• Task details:
Set the lines down again exactly, first line through the line that contains "const yTicks = [0.2, 0.4, 0.6, 0.8, 1.0]", with no pictures.

○ ○ ○ ○ ○ ○ ○

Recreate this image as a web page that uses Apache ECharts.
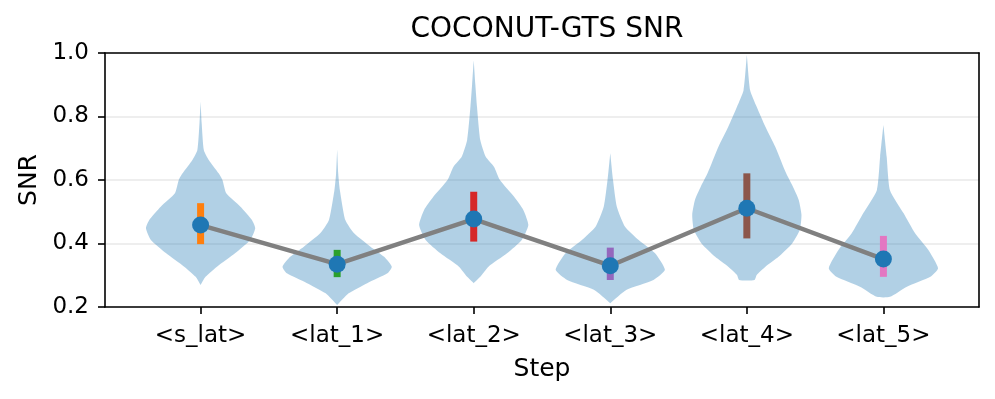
<!DOCTYPE html>
<html>
<head>
<meta charset="utf-8">
<script src="https://cdn.jsdelivr.net/npm/echarts@6/dist/echarts.min.js"></script>
<style>
  html, body { margin: 0; padding: 0; background: #fff; }
  #chart { width: 995px; height: 399px; }
</style>
</head>
<body>
<div id="chart"></div>
<script>
const steps = ['<s_lat>', '<lat_1>', '<lat_2>', '<lat_3>', '<lat_4>', '<lat_5>']
const meanSNR = [0.458, 0.335, 0.477, 0.330, 0.511, 0.351]
const q1SNR = [0.398, 0.294, 0.406, 0.285, 0.416, 0.295]
const q3SNR = [0.527, 0.380, 0.563, 0.387, 0.621, 0.424]
const iqrColors = ['#ff7f0e', '#2ca02c', '#d62728', '#9467bd', '#8c564b', '#e377c2']
const yTicks = [0.2, 0.4, 0.6, 0.8, 1.0]

// violin outlines: SNR levels (top -> bottom) and relative density at each level
const violinLevels = [
  [0.847, 0.779, 0.694, 0.663, 0.621, 0.600, 0.558, 0.516, 0.474, 0.448, 0.411, 0.369, 0.327, 0.295, 0.269],
  [0.697, 0.62, 0.568, 0.474, 0.432, 0.390, 0.358, 0.327, 0.306, 0.275, 0.243, 0.206],
  [0.976, 0.90, 0.831, 0.726, 0.673, 0.642, 0.600, 0.547, 0.505, 0.458, 0.411, 0.369, 0.327, 0.295, 0.275],
  [0.684, 0.600, 0.516, 0.453, 0.411, 0.369, 0.317, 0.285, 0.254, 0.212],
  [0.994, 0.883, 0.831, 0.768, 0.705, 0.621, 0.580, 0.537, 0.490, 0.443, 0.400, 0.358, 0.327, 0.301, 0.285],
  [0.773, 0.673, 0.568, 0.495, 0.432, 0.380, 0.322, 0.295, 0.264, 0.232]
]
const violinDensity = [
  [0, 0.02, 0.06, 0.15, 0.33, 0.40, 0.47, 0.73, 0.94, 1.0, 0.91, 0.63, 0.30, 0.09, 0],
  [0, 0.02, 0.05, 0.15, 0.31, 0.61, 0.86, 1.0, 0.92, 0.55, 0.21, 0],
  [0, 0.03, 0.06, 0.12, 0.22, 0.37, 0.48, 0.74, 0.91, 1.0, 0.88, 0.61, 0.27, 0.12, 0],
  [0, 0.05, 0.12, 0.27, 0.52, 0.82, 1.0, 0.79, 0.30, 0],
  [0, 0.06, 0.18, 0.34, 0.52, 0.72, 0.84, 0.95, 1.0, 0.97, 0.83, 0.58, 0.34, 0.18, 0.14],
  [0, 0.06, 0.12, 0.37, 0.58, 0.82, 1.0, 0.86, 0.43, 0.12]
]
const halfWidth = 0.4

const font = 'DejaVu Sans'
const positions = steps.map((s, i) => i + 1)

const chart = echarts.init(document.getElementById('chart'), null, { renderer: 'canvas' })

const renderViolin = (params, api) => {
  const i = params.dataIndex
  const x = api.value(0)
  const lv = violinLevels[i]
  const dn = violinDensity[i]
  const right = lv.map((y, k) => api.coord([x + dn[k] * halfWidth, y]))
  const left = lv.map((y, k) => api.coord([x - dn[k] * halfWidth, y])).reverse()
  return {
    type: 'polygon',
    shape: { points: right.concat(left), smooth: 0.18 },
    style: { fill: 'rgba(31,119,180,0.35)' }
  }
}

const renderIqr = (params, api) => {
  const i = params.dataIndex
  const top = api.coord([api.value(0), api.value(2)])
  const bot = api.coord([api.value(0), api.value(1)])
  return {
    type: 'rect',
    shape: { x: top[0] - 3.5, y: top[1], width: 7, height: bot[1] - top[1] },
    style: { fill: iqrColors[i] }
  }
}

const frameLine = { show: true, onZero: false, lineStyle: { color: '#000', width: 1.6 } }

const option = {
  animation: false,
  title: {
    text: 'COCONUT-GTS SNR',
    left: 542,
    textAlign: 'center',
    top: 11,
    textStyle: { fontFamily: font, fontSize: 28, fontWeight: 'normal', color: '#000' }
  },
  grid: {
    left: 105,
    right: 16,
    top: 53,
    bottom: 92
  },
  xAxis: [
    {
      type: 'value',
      min: 0.3,
      max: 6.7,
      name: 'Step',
      nameLocation: 'middle',
      nameGap: 50,
      nameTextStyle: { fontFamily: font, fontSize: 25, color: '#000' },
      axisLine: frameLine,
      axisTick: { show: true, customValues: positions, length: 7, lineStyle: { color: '#000', width: 1.6 } },
      axisLabel: {
        customValues: positions,
        margin: 18,
        fontFamily: font,
        fontSize: 23,
        color: '#000',
        formatter: (v) => steps[Math.round(v) - 1]
      },
      splitLine: { show: false }
    },
    {
      type: 'value',
      position: 'top',
      min: 0.3,
      max: 6.7,
      axisLine: frameLine,
      axisTick: { show: false },
      axisLabel: { show: false },
      splitLine: { show: false }
    }
  ],
  yAxis: [
    {
      type: 'value',
      min: 0.2,
      max: 1.0,
      interval: 0.2,
      name: 'SNR',
      nameLocation: 'middle',
      nameGap: 63,
      nameTextStyle: { fontFamily: font, fontSize: 25, color: '#000' },
      axisLine: frameLine,
      axisTick: { show: true, length: 7, lineStyle: { color: '#000', width: 1.6 } },
      axisLabel: {
        margin: 16,
        fontFamily: font,
        fontSize: 23,
        color: '#000',
        formatter: (v) => yTicks.includes(+v.toFixed(1)) ? v.toFixed(1) : ''
      },
      splitLine: { show: true, lineStyle: { color: '#e8e8e8', width: 1.5 } }
    },
    {
      type: 'value',
      position: 'right',
      min: 0.2,
      max: 1.0,
      interval: 0.2,
      axisLine: frameLine,
      axisTick: { show: false },
      axisLabel: { show: false },
      splitLine: { show: false }
    }
  ],
  series: [
    {
      type: 'custom',
      renderItem: renderViolin,
      data: positions.map(p => [p]),
      encode: { x: 0 },
      clip: true,
      z: 2
    },
    {
      type: 'custom',
      renderItem: renderIqr,
      data: positions.map((p, i) => [p, q1SNR[i], q3SNR[i]]),
      encode: { x: 0, y: [1, 2] },
      z: 3
    },
    {
      type: 'line',
      data: positions.map((p, i) => [p, meanSNR[i]]),
      showSymbol: false,
      lineStyle: { color: '#808080', width: 4.5 },
      z: 4
    },
    {
      type: 'scatter',
      data: positions.map((p, i) => [p, meanSNR[i]]),
      symbol: 'circle',
      symbolSize: 17,
      itemStyle: { color: '#1f77b4', opacity: 1 },
      z: 5
    }
  ]
}

chart.setOption(option)
</script>
</body>
</html>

○ ○ ○ ○ ○ ○ ○

• The completed task:
Recreate this image as a web page that uses Apache ECharts.
<!DOCTYPE html>
<html>
<head>
<meta charset="utf-8">
<script src="https://cdn.jsdelivr.net/npm/echarts@6/dist/echarts.min.js"></script>
<style>
  html, body { margin: 0; padding: 0; background: #fff; }
  #chart { width: 995px; height: 399px; }
</style>
</head>
<body>
<div id="chart"></div>
<script>
const steps = ['<s_lat>', '<lat_1>', '<lat_2>', '<lat_3>', '<lat_4>', '<lat_5>']
const meanSNR = [0.458, 0.335, 0.477, 0.330, 0.511, 0.351]
const q1SNR = [0.398, 0.294, 0.406, 0.285, 0.416, 0.295]
const q3SNR = [0.527, 0.380, 0.563, 0.387, 0.621, 0.424]
const iqrColors = ['#ff7f0e', '#2ca02c', '#d62728', '#9467bd', '#8c564b', '#e377c2']
const yTicks = [0.2, 0.4, 0.6, 0.8, 1.0]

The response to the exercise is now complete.